There has long been a growing displeasure with Adobe in general and InDesign in particular and they will be judged by their actions.
Last year, in 2022, at their yearly conference Adobe MAX amongst the glitz and speeches from artists, actors and comedians Adobe ran over 300 sessions. Only one session was about InDesign Accessibility and that did not mention EPUB.
After many more months of inaction, at the same event, Adobe announced and released the update to InDesign 2023,
It had one attempt at a change from the list of 33 issues logged.
It was the easiest one.
They got it wrong.
It made things worse.
Adobe added language tags to EVERYTHING in InDesign 2023 EPUB export. Correction, everywhere EXCEPT where it should be. This disrupts text to speech systems, splitting the voiced words up individually instead of reading complete sentences aloud and applying the correct pauses following punctuation.
They did not contact the expert group to tell us they were doing this. They didn’t tell the prerelease group. They did not ask us to test it.
Laura posted the issue to the prerelease forum in November 2022 Language Tags in HTML “Language tags in HTML and EPUB exports are now fundamentally broken.” I prompted them for a response in January 2023 and again in April 2023.
A detailed explanation with screenshots and code samples (again) was posted to the prerelease forum.
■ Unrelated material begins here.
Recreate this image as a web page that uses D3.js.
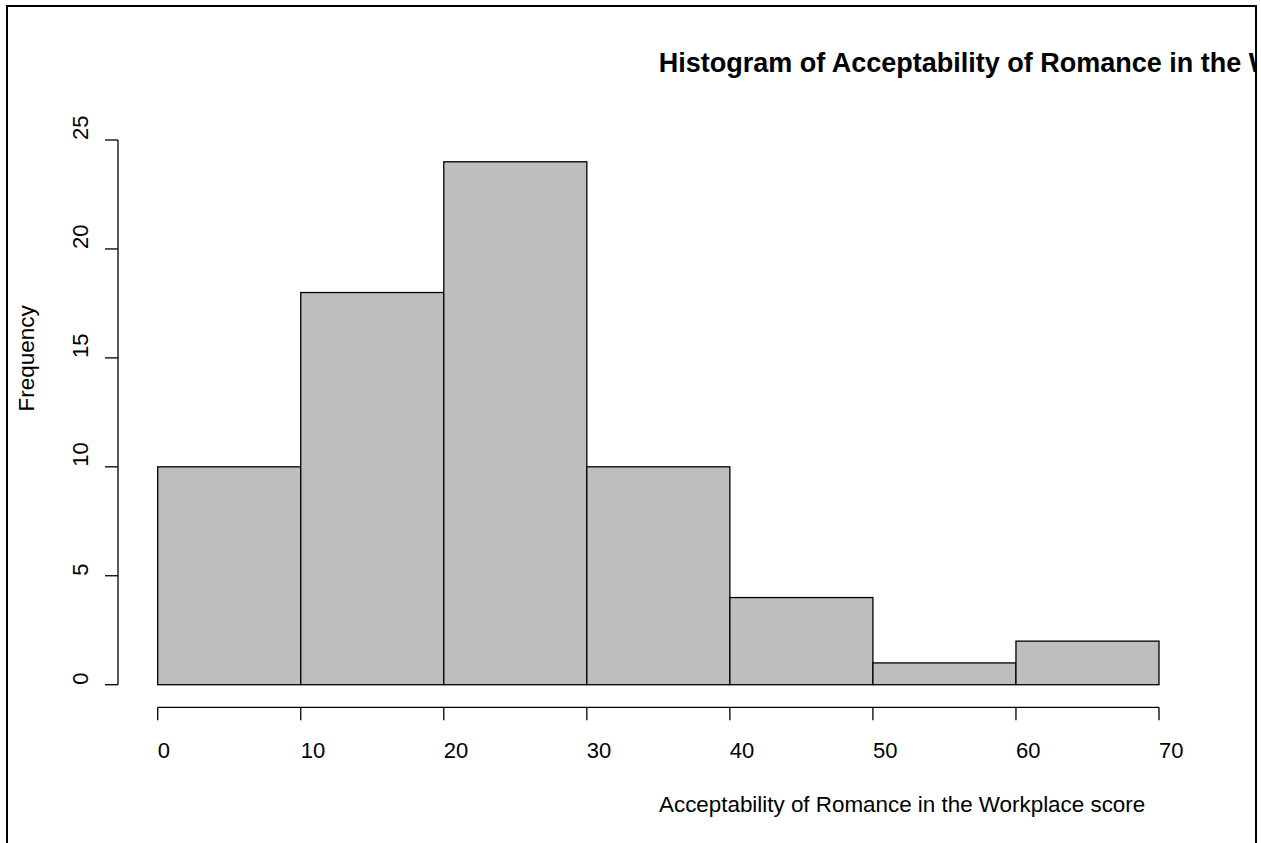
<!DOCTYPE html>
<html>
<head>
<meta charset="utf-8">
<script src="https://cdn.jsdelivr.net/npm/d3@7"></script>
<style>
  html, body { margin: 0; padding: 0; background: #fff; }
  svg { display: block; }
  text { font-family: "Liberation Sans", Arial, Helvetica, sans-serif; fill: #000; }
</style>
</head>
<body>
<svg id="chart" width="1261" height="843"></svg>
<script>
// ---- data ----
const binStarts = [0, 10, 20, 30, 40, 50, 60];
const binEnds   = [10, 20, 30, 40, 50, 60, 70];
const counts    = [10, 18, 24, 10, 4, 1, 2];
const xTickValues = [0, 10, 20, 30, 40, 50, 60, 70];
const yTickValues = [0, 5, 10, 15, 20, 25];
const titleText = "Histogram of Acceptability of Romance in the Workplace score";
const xLabelText = "Acceptability of Romance in the Workplace score";
const yLabelText = "Frequency";

// ---- layout ----
const W = 1261, H = 843;
const svg = d3.select("#chart");

const x = d3.scaleLinear().domain([0, 70]).range([157.7, 1159]);
const y = d3.scaleLinear().domain([0, 25]).range([684.7, 140]);

// outer frame
svg.append("rect")
  .attr("x", 7).attr("y", 6)
  .attr("width", 1249).attr("height", 900)
  .attr("fill", "none").attr("stroke", "#000").attr("stroke-width", 2);

// clip for title
svg.append("defs").append("clipPath").attr("id", "frameClip")
  .append("rect").attr("x", 8).attr("y", 7).attr("width", 1247).attr("height", 900);

// bars
const bins = binStarts.map((s, i) => ({ x0: s, x1: binEnds[i], n: counts[i] }));
svg.append("g").selectAll("rect").data(bins).join("rect")
  .attr("x", d => x(d.x0))
  .attr("y", d => y(d.n))
  .attr("width", d => x(d.x1) - x(d.x0))
  .attr("height", d => y(0) - y(d.n))
  .attr("fill", "#bebebe")
  .attr("stroke", "#000")
  .attr("stroke-width", 1.3);

// y axis
const yAxisX = 118;
const gy = svg.append("g");
gy.append("line")
  .attr("x1", yAxisX).attr("x2", yAxisX)
  .attr("y1", y(d3.min(yTickValues))).attr("y2", y(d3.max(yTickValues)))
  .attr("stroke", "#000").attr("stroke-width", 1.3);
gy.selectAll("line.tick").data(yTickValues).join("line")
  .attr("class", "tick")
  .attr("x1", yAxisX - 13).attr("x2", yAxisX)
  .attr("y1", d => y(d)).attr("y2", d => y(d))
  .attr("stroke", "#000").attr("stroke-width", 1.3);
gy.selectAll("text").data(yTickValues).join("text")
  .attr("transform", d => `translate(88,${y(d)}) rotate(-90)`)
  .attr("text-anchor", "start")
  .attr("font-size", 22)
  .text(d => d);

// x axis
const xAxisY = 707.3;
const gx = svg.append("g");
gx.append("line")
  .attr("x1", x(d3.min(xTickValues))).attr("x2", x(d3.max(xTickValues)))
  .attr("y1", xAxisY).attr("y2", xAxisY)
  .attr("stroke", "#000").attr("stroke-width", 1.3);
gx.selectAll("line.tick").data(xTickValues).join("line")
  .attr("class", "tick")
  .attr("x1", d => x(d)).attr("x2", d => x(d))
  .attr("y1", xAxisY).attr("y2", xAxisY + 13)
  .attr("stroke", "#000").attr("stroke-width", 1.3);
gx.selectAll("text").data(xTickValues).join("text")
  .attr("x", d => x(d) - (d === 0 ? 0 : 0))
  .attr("y", 758)
  .attr("text-anchor", "start")
  .attr("font-size", 22)
  .text(d => d);

// axis titles
svg.append("text")
  .attr("x", 659).attr("y", 812)
  .attr("font-size", 22.4)
  .text(xLabelText);

svg.append("text")
  .attr("transform", "translate(33.5,411.5) rotate(-90)")
  .attr("text-anchor", "start")
  .attr("font-size", 22.5)
  .text(yLabelText);

// main title (clipped by the frame, as in the reference)
svg.append("g").attr("clip-path", "url(#frameClip)")
  .append("text")
  .attr("x", 658.7).attr("y", 72)
  .attr("font-size", 27)
  .attr("font-weight", "bold")
  .text(titleText);
</script>
</body>
</html>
Eight months later the problem still exists.
Not only is this situation clearly incompetent but, perhaps worse, it shows disrespect to the group of experts who have continually volunteered time and effort to try to improve this terribly disappointing situation.
In conclusion, it is clear to me that Adobe are not going to do this vital work and at this point the most useful thing they could do would be to admit that.
I genuinely wish Adobe would prove me wrong.